Personally, I think the Americans never tried to help Iraqi leaders settle their differences to form a strong government that could protect Iraq and its people from the grip of terrorism and its abhorrent acts. The latest attack in Bagdad on Tuesday took the lives of 59 people and injured another 100 or more, but every day, every day, there are stories about killings and abductions.
The media have reported al-Qaeda’s claims. The latest lunacy was claimed by the Islamic State in Iraq, which said, “We struck a group of Shias and apostates who sold their faith for money and became a tool of war against the Iraqi people.” In fact, al-Qaeda has nothing to do with it. The attacks are political and designed to intimidate the population.
Against this background, the United States has decided to withdraw seven years after the fall of Saddam Hussein.
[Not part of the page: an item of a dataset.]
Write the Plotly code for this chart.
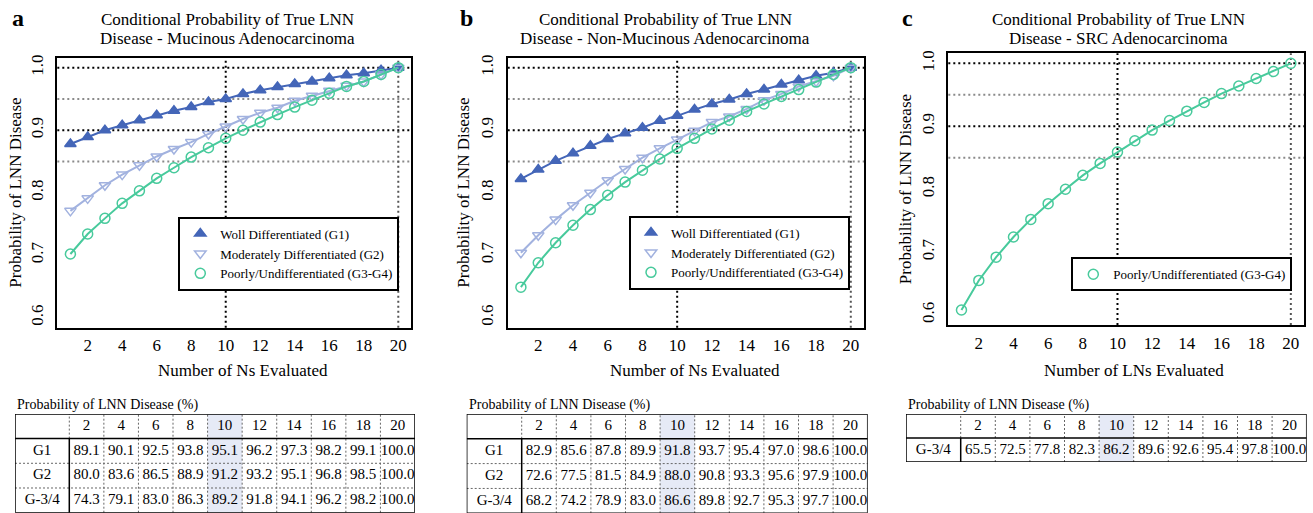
import plotly.graph_objects as go

W, H = 1313, 513
SERIF = "Liberation Serif"

ns = list(range(1, 21))

# panel a - mucinous
muc_g1 = [0.878, 0.889, 0.900, 0.908, 0.916, 0.924, 0.931, 0.937, 0.945, 0.950,
          0.958, 0.964, 0.969, 0.974, 0.978, 0.983, 0.988, 0.991, 0.996, 1.000]
muc_g2 = [0.771, 0.791, 0.812, 0.829, 0.844, 0.858, 0.870, 0.881, 0.894, 0.906,
          0.918, 0.928, 0.936, 0.947, 0.955, 0.963, 0.971, 0.978, 0.989, 1.000]
muc_g34 = [0.702, 0.734, 0.759, 0.783, 0.803, 0.823, 0.840, 0.857, 0.872, 0.887,
           0.900, 0.913, 0.925, 0.937, 0.948, 0.959, 0.970, 0.978, 0.989, 1.000]

# panel b - non-mucinous
non_g1 = [0.822, 0.837, 0.851, 0.863, 0.875, 0.886, 0.895, 0.904, 0.915, 0.923,
          0.933, 0.942, 0.949, 0.958, 0.965, 0.973, 0.980, 0.987, 0.992, 1.000]
non_g2 = [0.704, 0.732, 0.757, 0.780, 0.800, 0.820, 0.838, 0.856, 0.871, 0.885,
          0.899, 0.913, 0.922, 0.934, 0.948, 0.958, 0.970, 0.978, 0.987, 1.000]
non_g34 = [0.649, 0.688, 0.720, 0.748, 0.773, 0.796, 0.817, 0.836, 0.854, 0.871,
           0.887, 0.902, 0.916, 0.930, 0.942, 0.954, 0.965, 0.977, 0.989, 1.000]

# panel c - SRC
src_g34 = [0.608, 0.655, 0.692, 0.724, 0.752, 0.777, 0.800, 0.822, 0.841, 0.859,
           0.877, 0.894, 0.909, 0.924, 0.938, 0.952, 0.964, 0.976, 0.987, 1.000]

# tables
tab_cols = ["2", "4", "6", "8", "10", "12", "14", "16", "18", "20"]
tab_highlight = "10"
muc_tab_rows = ["G1", "G2", "G-3/4"]
muc_tab = [
    [89.1, 90.1, 92.5, 93.8, 95.1, 96.2, 97.3, 98.2, 99.1, 100.0],
    [80.0, 83.6, 86.5, 88.9, 91.2, 93.2, 95.1, 96.8, 98.5, 100.0],
    [74.3, 79.1, 83.0, 86.3, 89.2, 91.8, 94.1, 96.2, 98.2, 100.0],
]
non_tab_rows = ["G1", "G2", "G-3/4"]
non_tab = [
    [82.9, 85.6, 87.8, 89.9, 91.8, 93.7, 95.4, 97.0, 98.6, 100.0],
    [72.6, 77.5, 81.5, 84.9, 88.0, 90.8, 93.3, 95.6, 97.9, 100.0],
    [68.2, 74.2, 78.9, 83.0, 86.6, 89.8, 92.7, 95.3, 97.7, 100.0],
]
src_tab_rows = ["G-3/4"]
src_tab = [
    [65.5, 72.5, 77.8, 82.3, 86.2, 89.6, 92.6, 95.4, 97.8, 100.0],
]

names = ["Woll Differentiated (G1)", "Moderately Differentiated (G2)",
         "Poorly/Undifferentiated (G3-G4)"]
colors = ["#4466B8", "#A2B2DF", "#48CA9C"]
symbols = ["triangle-up", "triangle-down-open", "circle-open"]


def px(x):
    return x / W


def py(y):
    return 1 - y / H


fig = go.Figure()
shapes = []
annotations = []
layout = {}

panels = [
    dict(letter="a", sub="Mucinous Adenocarcinoma", series=[muc_g1, muc_g2, muc_g34],
         box=(57.3, 411.4, 55, 326.7), title_x=227, xt_x=243, yt_x=16, letter_x=18,
         xlabel="Number of Ns Evaluated", legend=(399.3, 289.3)),
    dict(letter="b", sub="Non-Mucinous Adenocarcinoma", series=[non_g1, non_g2, non_g34],
         box=(507.7, 864, 55, 326.7), title_x=665, xt_x=695, yt_x=464, letter_x=466,
         xlabel="Number of Ns Evaluated", legend=(850, 288.3)),
    dict(letter="c", sub="SRC Adenocarcinoma", series=[None, None, src_g34],
         box=(948.3, 1304, 50.6, 324), title_x=1118, xt_x=1134, yt_x=905, letter_x=907,
         xlabel="Number of LNs Evaluated", legend=(1292.3, 290)),
]

for i, p in enumerate(panels):
    k = i + 1
    xa = "x" if k == 1 else f"x{k}"
    ya = "y" if k == 1 else f"y{k}"
    lg = "legend" if k == 1 else f"legend{k}"
    x0, x1, y0, y1 = p["box"]
    layout["xaxis" if k == 1 else f"xaxis{k}"] = dict(
        domain=[px(x0), px(x1)], anchor=ya, range=[0.24, 20.76],
        tickvals=list(range(2, 21, 2)), ticks="", showgrid=False, zeroline=False,
        showline=True, mirror=True, linecolor="black", linewidth=2,
        tickfont=dict(family=SERIF, size=17, color="black"), ticklabelstandoff=1)
    layout["yaxis" if k == 1 else f"yaxis{k}"] = dict(
        domain=[py(y1), py(y0)], anchor=xa, range=[0.584, 1.016],
        tickvals=[0.6, 0.7, 0.8, 0.9, 1.0], ticktext=["0.6", "0.7", "0.8", "0.9", "1.0"],
        tickangle=-90, ticks="", showgrid=False, zeroline=False,
        showline=True, mirror=True, linecolor="black", linewidth=2,
        tickfont=dict(family=SERIF, size=17, color="black"), ticklabelstandoff=6)

    # reference lines
    for yv, col in [(0.85, "#8a8a8a"), (0.95, "#8a8a8a"), (0.9, "black"), (1.0, "black")]:
        shapes.append(dict(type="line", xref=f"{xa} domain", yref=ya, x0=0, x1=1,
                           y0=yv, y1=yv, layer="below",
                           line=dict(color=col, width=2, dash="2px,3px")))
    for xv, col in [(10, "black"), (20, "#555555")]:
        shapes.append(dict(type="line", xref=xa, yref=f"{ya} domain", x0=xv, x1=xv,
                           y0=0, y1=1, layer="below",
                           line=dict(color=col, width=2, dash="2px,3px")))

    for s, vals in enumerate(p["series"]):
        if vals is None:
            continue
        fig.add_trace(go.Scatter(
            x=ns, y=vals, mode="lines+markers", xaxis=xa, yaxis=ya, showlegend=False,
            line=dict(color=colors[s], width=2),
            marker=dict(symbol=symbols[s], size=10, color=colors[s],
                        line=dict(color=colors[s], width=1.5))))
        fig.add_trace(go.Scatter(
            x=[None], y=[None], mode="markers", name=names[s], legend=lg,
            xaxis=xa, yaxis=ya,
            marker=dict(symbol=symbols[s], size=10, color=colors[s],
                        line=dict(color=colors[s], width=1.5))))

    lx, lyb = p["legend"]
    layout[lg] = dict(x=px(lx), y=py(lyb), xanchor="right", yanchor="bottom",
                      bordercolor="black", borderwidth=2, bgcolor="white",
                      font=dict(family=SERIF, size=13, color="black"),
                      itemwidth=30, tracegroupgap=0)

    t_font = dict(family=SERIF, size=17, color="black")
    annotations += [
        dict(text="Conditional Probability of True LNN", x=px(p["title_x"]), y=py(17),
             xref="paper", yref="paper", xanchor="center", yanchor="middle",
             showarrow=False, font=t_font),
        dict(text="Disease - " + p["sub"], x=px(p["title_x"]), y=py(36),
             xref="paper", yref="paper", xanchor="center", yanchor="middle",
             showarrow=False, font=t_font),
        dict(text="<b>" + p["letter"] + "</b>", x=px(p["letter_x"]), y=py(15),
             xref="paper", yref="paper", xanchor="center", yanchor="middle",
             showarrow=False, font=dict(family=SERIF, size=24, color="black")),
        dict(text=p["xlabel"], x=px(p["xt_x"]), y=py(370), xref="paper", yref="paper",
             xanchor="center", yanchor="middle", showarrow=False,
             font=dict(family=SERIF, size=17, color="black")),
        dict(text="Probability of LNN Disease", x=px(p["yt_x"]), y=py((y0 + y1) / 2),
             xref="paper", yref="paper", xanchor="center", yanchor="middle",
             textangle=-90, showarrow=False,
             font=dict(family=SERIF, size=17, color="black")),
    ]

# tables below each panel
tables = [
    dict(rows=muc_tab_rows, vals=muc_tab, box=(15, 415, 413.3, 512.7), lab=69.3, yb=0.0),
    dict(rows=non_tab_rows, vals=non_tab, box=(466.7, 867.7, 413.3, 513), lab=521.7, yb=0.012),
    dict(rows=src_tab_rows, vals=src_tab, box=(906, 1306.7, 413.3, 461.7), lab=960.7, yb=0.0),
]
dot = dict(color="#666666", width=1, dash="2px,2px")
solid = dict(color="black", width=1.5)
for i, t in enumerate(tables):
    k = i + 4
    xa, ya = f"x{k}", f"y{k}"
    x0, x1, y0, y1 = t["box"]
    colw = (x1 - t["lab"]) / len(tab_cols)
    lw = (t["lab"] - x0) / colw
    nr = len(t["rows"])
    top = nr + 1
    layout[f"xaxis{k}"] = dict(domain=[px(x0), px(x1)], anchor=ya, range=[-lw, len(tab_cols)],
                               visible=False, fixedrange=True)
    layout[f"yaxis{k}"] = dict(domain=[py(y1), py(y0)], anchor=xa, range=[t["yb"], top],
                               visible=False, fixedrange=True)
    hi = tab_cols.index(tab_highlight)
    shapes.append(dict(type="rect", xref=xa, yref=ya, x0=hi, x1=hi + 1, y0=0, y1=top,
                       fillcolor="#E6EAF6", line=dict(width=0), layer="below"))
    for c in range(1, len(tab_cols)):
        shapes.append(dict(type="line", xref=xa, yref=ya, x0=c, x1=c, y0=0, y1=top, line=dot))
    for r in range(1, nr):
        shapes.append(dict(type="line", xref=xa, yref=ya, x0=-lw, x1=len(tab_cols), y0=r, y1=r,
                           line=dot))
    shapes.append(dict(type="line", xref=xa, yref=ya, x0=0, x1=0, y0=nr, y1=top, line=dot))
    shapes.append(dict(type="line", xref=xa, yref=ya, x0=0, x1=0, y0=0, y1=nr, line=solid))
    shapes.append(dict(type="line", xref=xa, yref=ya, x0=-lw, x1=len(tab_cols), y0=nr, y1=nr,
                       line=solid))
    shapes.append(dict(type="rect", xref=xa, yref=ya, x0=-lw, x1=len(tab_cols), y0=0, y1=top,
                       line=solid))

    cx = [c + 0.5 for c in range(len(tab_cols))]
    fig.add_trace(go.Scatter(x=cx, y=[nr + 0.5] * len(tab_cols), text=tab_cols, mode="text",
                             xaxis=xa, yaxis=ya, showlegend=False, cliponaxis=False,
                             textfont=dict(family=SERIF, size=15, color="black")))
    for r, (lab, row) in enumerate(zip(t["rows"], t["vals"])):
        yr = nr - r - 0.5
        fig.add_trace(go.Scatter(x=[-lw / 2] + cx, y=[yr] * (len(row) + 1),
                                 text=[lab] + [f"{v:.1f}" for v in row], mode="text",
                                 xaxis=xa, yaxis=ya, showlegend=False,
                                 textfont=dict(family=SERIF, size=15, color="black")))
    annotations.append(dict(text="Probability of LNN Disease (%)", x=px(x0), y=py(404),
                            xref="paper", yref="paper", xanchor="left", yanchor="middle",
                            showarrow=False, font=dict(family=SERIF, size=14, color="black")))

fig.update_layout(
    width=W, height=H, margin=dict(l=0, r=0, t=0, b=0),
    paper_bgcolor="white", plot_bgcolor="white",
    shapes=shapes, annotations=annotations, **layout)

fig.write_html("out.html", config={"displayModeBar": False},
               post_script="document.body.style.margin='0';")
During this period, they destroyed everything. Indeed, Iraq is still subject to Chapter 7 of the United Nations Charter. It has no government, no services, no water, and no electrical power. The only thing it has in great abundance is jobless people.
What will happen after the US pulls out?
Some analysts expect Iran to rule indirectly the Shia-dominated south through the Dawa party. Shias already have an army of militias.
Saudi Arabia, Syria and Jordan will probably try to work with what is left of the Ba‘ath party to stop them. Sunnis too have their own militia armies (called al-sahwa, the awakening).
The Kurds with their US-backed pershmergas are the best organised. They will get into the act as well.
Iraq will be divided up into three regions, a Shia area in the south, a Sunni area in the middle with the provinces of al-Anbar, Salahuddin, Mosul and parts of Baghdad, and a Kurdish area in the north, covering Sulaymaniyah, Erbil, Dohuk and parts of Kirkuk (if not the whole city).
Turkey will also be present, claiming that it is protecting Iraq’s Turkmen, and fighting the Kurdish rebels of the PKK.
Iraq shall be no more; its people, divided along ethnic and religious lines, no longer of any interest to the United States. Yes, the Americans are leaving, in their place, a weak government in a country on the verge of civil war.